▸ **EXERCISE REQUIREMENTS**
Please set down all the lines beneath this one exactly, without the pictures.

▸ **SOURCE MATERIAL**
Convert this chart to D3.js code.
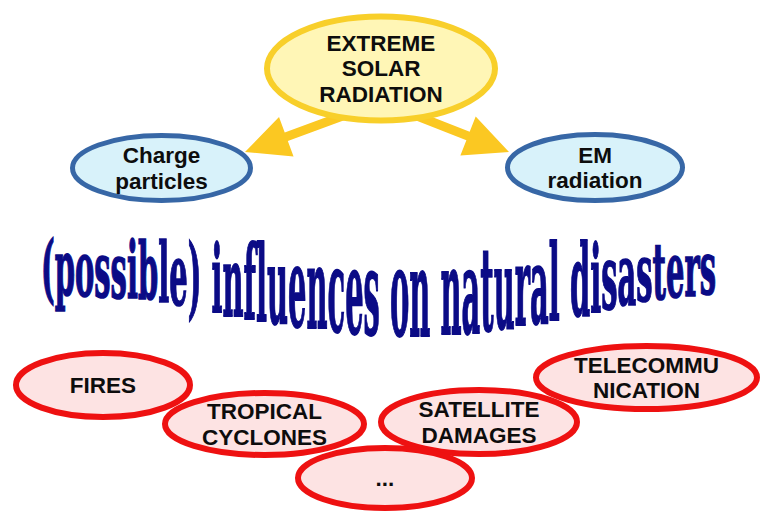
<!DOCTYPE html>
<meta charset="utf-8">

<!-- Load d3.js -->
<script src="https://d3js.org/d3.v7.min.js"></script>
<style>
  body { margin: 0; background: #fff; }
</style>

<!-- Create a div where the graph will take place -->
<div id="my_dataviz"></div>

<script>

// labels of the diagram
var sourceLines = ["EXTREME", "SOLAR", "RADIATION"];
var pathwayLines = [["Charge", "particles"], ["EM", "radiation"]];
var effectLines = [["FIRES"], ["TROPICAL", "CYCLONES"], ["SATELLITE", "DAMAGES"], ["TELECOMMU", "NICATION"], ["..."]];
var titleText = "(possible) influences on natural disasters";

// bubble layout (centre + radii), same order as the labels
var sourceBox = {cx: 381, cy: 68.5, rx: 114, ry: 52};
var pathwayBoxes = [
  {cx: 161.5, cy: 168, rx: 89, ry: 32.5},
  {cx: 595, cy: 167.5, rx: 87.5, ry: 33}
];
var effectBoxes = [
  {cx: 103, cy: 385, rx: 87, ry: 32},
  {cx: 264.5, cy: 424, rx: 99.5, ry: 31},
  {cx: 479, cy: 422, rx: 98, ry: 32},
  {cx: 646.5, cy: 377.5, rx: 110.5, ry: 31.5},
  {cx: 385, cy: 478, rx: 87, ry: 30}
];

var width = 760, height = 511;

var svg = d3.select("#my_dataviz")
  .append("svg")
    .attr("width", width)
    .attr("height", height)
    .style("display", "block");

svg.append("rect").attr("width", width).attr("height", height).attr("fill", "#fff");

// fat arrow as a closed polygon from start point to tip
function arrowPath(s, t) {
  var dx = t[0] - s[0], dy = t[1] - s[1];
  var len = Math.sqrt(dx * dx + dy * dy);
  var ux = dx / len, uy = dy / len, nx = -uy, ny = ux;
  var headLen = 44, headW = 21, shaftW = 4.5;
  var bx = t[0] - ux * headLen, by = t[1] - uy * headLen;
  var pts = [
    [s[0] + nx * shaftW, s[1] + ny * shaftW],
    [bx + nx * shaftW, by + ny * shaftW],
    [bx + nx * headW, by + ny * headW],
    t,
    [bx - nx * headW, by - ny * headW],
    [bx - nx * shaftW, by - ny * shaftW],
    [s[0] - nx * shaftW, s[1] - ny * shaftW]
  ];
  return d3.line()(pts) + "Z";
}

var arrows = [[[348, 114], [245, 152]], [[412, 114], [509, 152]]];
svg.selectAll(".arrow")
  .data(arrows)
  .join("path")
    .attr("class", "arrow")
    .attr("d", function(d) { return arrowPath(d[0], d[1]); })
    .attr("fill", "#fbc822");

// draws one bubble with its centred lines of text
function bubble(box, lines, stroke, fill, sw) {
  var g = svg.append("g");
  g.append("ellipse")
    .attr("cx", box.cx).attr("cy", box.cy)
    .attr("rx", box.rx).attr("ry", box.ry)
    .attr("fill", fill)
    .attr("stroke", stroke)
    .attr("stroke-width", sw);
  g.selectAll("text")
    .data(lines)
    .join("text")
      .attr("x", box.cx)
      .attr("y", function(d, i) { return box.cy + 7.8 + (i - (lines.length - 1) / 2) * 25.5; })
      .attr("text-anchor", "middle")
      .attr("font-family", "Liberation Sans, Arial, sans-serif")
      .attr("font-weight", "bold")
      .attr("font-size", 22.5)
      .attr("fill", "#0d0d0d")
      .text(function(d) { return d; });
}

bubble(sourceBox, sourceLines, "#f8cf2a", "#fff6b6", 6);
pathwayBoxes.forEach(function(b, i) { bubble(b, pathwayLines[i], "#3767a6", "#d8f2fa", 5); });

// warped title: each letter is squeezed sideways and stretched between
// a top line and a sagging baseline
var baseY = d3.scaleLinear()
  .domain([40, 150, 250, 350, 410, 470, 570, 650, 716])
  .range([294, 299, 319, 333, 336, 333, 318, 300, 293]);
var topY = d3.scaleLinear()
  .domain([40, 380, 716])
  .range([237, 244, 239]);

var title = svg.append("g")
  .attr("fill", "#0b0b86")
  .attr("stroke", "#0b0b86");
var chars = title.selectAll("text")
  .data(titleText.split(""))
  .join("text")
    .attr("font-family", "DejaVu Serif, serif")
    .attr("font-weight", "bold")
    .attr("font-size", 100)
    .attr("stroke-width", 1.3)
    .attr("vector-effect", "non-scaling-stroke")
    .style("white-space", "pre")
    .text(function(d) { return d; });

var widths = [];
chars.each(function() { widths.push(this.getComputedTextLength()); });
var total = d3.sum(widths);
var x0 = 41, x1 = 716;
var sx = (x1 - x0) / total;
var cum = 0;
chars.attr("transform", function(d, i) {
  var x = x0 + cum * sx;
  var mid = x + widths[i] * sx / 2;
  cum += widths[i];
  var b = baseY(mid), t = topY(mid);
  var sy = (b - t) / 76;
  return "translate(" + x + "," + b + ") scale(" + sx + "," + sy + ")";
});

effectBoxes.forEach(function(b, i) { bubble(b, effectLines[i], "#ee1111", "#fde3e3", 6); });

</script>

▸ **EXPECTED OUTPUT**
Convert this chart to D3.js code.
<!DOCTYPE html>
<meta charset="utf-8">

<!-- Load d3.js -->
<script src="https://d3js.org/d3.v7.min.js"></script>
<style>
  body { margin: 0; background: #fff; }
</style>

<!-- Create a div where the graph will take place -->
<div id="my_dataviz"></div>

<script>

// labels of the diagram
var sourceLines = ["EXTREME", "SOLAR", "RADIATION"];
var pathwayLines = [["Charge", "particles"], ["EM", "radiation"]];
var effectLines = [["FIRES"], ["TROPICAL", "CYCLONES"], ["SATELLITE", "DAMAGES"], ["TELECOMMU", "NICATION"], ["..."]];
var titleText = "(possible) influences on natural disasters";

// bubble layout (centre + radii), same order as the labels
var sourceBox = {cx: 381, cy: 68.5, rx: 114, ry: 52};
var pathwayBoxes = [
  {cx: 161.5, cy: 168, rx: 89, ry: 32.5},
  {cx: 595, cy: 167.5, rx: 87.5, ry: 33}
];
var effectBoxes = [
  {cx: 103, cy: 385, rx: 87, ry: 32},
  {cx: 264.5, cy: 424, rx: 99.5, ry: 31},
  {cx: 479, cy: 422, rx: 98, ry: 32},
  {cx: 646.5, cy: 377.5, rx: 110.5, ry: 31.5},
  {cx: 385, cy: 478, rx: 87, ry: 30}
];

var width = 760, height = 511;

var svg = d3.select("#my_dataviz")
  .append("svg")
    .attr("width", width)
    .attr("height", height)
    .style("display", "block");

svg.append("rect").attr("width", width).attr("height", height).attr("fill", "#fff");

// fat arrow as a closed polygon from start point to tip
function arrowPath(s, t) {
  var dx = t[0] - s[0], dy = t[1] - s[1];
  var len = Math.sqrt(dx * dx + dy * dy);
  var ux = dx / len, uy = dy / len, nx = -uy, ny = ux;
  var headLen = 44, headW = 21, shaftW = 4.5;
  var bx = t[0] - ux * headLen, by = t[1] - uy * headLen;
  var pts = [
    [s[0] + nx * shaftW, s[1] + ny * shaftW],
    [bx + nx * shaftW, by + ny * shaftW],
    [bx + nx * headW, by + ny * headW],
    t,
    [bx - nx * headW, by - ny * headW],
    [bx - nx * shaftW, by - ny * shaftW],
    [s[0] - nx * shaftW, s[1] - ny * shaftW]
  ];
  return d3.line()(pts) + "Z";
}

var arrows = [[[348, 114], [245, 152]], [[412, 114], [509, 152]]];
svg.selectAll(".arrow")
  .data(arrows)
  .join("path")
    .attr("class", "arrow")
    .attr("d", function(d) { return arrowPath(d[0], d[1]); })
    .attr("fill", "#fbc822");

// draws one bubble with its centred lines of text
function bubble(box, lines, stroke, fill, sw) {
  var g = svg.append("g");
  g.append("ellipse")
    .attr("cx", box.cx).attr("cy", box.cy)
    .attr("rx", box.rx).attr("ry", box.ry)
    .attr("fill", fill)
    .attr("stroke", stroke)
    .attr("stroke-width", sw);
  g.selectAll("text")
    .data(lines)
    .join("text")
      .attr("x", box.cx)
      .attr("y", function(d, i) { return box.cy + 7.8 + (i - (lines.length - 1) / 2) * 25.5; })
      .attr("text-anchor", "middle")
      .attr("font-family", "Liberation Sans, Arial, sans-serif")
      .attr("font-weight", "bold")
      .attr("font-size", 22.5)
      .attr("fill", "#0d0d0d")
      .text(function(d) { return d; });
}

bubble(sourceBox, sourceLines, "#f8cf2a", "#fff6b6", 6);
pathwayBoxes.forEach(function(b, i) { bubble(b, pathwayLines[i], "#3767a6", "#d8f2fa", 5); });

// warped title: each letter is squeezed sideways and stretched between
// a top line and a sagging baseline
var baseY = d3.scaleLinear()
  .domain([40, 150, 250, 350, 410, 470, 570, 650, 716])
  .range([294, 299, 319, 333, 336, 333, 318, 300, 293]);
var topY = d3.scaleLinear()
  .domain([40, 380, 716])
  .range([237, 244, 239]);

var title = svg.append("g")
  .attr("fill", "#0b0b86")
  .attr("stroke", "#0b0b86");
var chars = title.selectAll("text")
  .data(titleText.split(""))
  .join("text")
    .attr("font-family", "DejaVu Serif, serif")
    .attr("font-weight", "bold")
    .attr("font-size", 100)
    .attr("stroke-width", 1.3)
    .attr("vector-effect", "non-scaling-stroke")
    .style("white-space", "pre")
    .text(function(d) { return d; });

var widths = [];
chars.each(function() { widths.push(this.getComputedTextLength()); });
var total = d3.sum(widths);
var x0 = 41, x1 = 716;
var sx = (x1 - x0) / total;
var cum = 0;
chars.attr("transform", function(d, i) {
  var x = x0 + cum * sx;
  var mid = x + widths[i] * sx / 2;
  cum += widths[i];
  var b = baseY(mid), t = topY(mid);
  var sy = (b - t) / 76;
  return "translate(" + x + "," + b + ") scale(" + sx + "," + sy + ")";
});

effectBoxes.forEach(function(b, i) { bubble(b, effectLines[i], "#ee1111", "#fde3e3", 6); });

</script>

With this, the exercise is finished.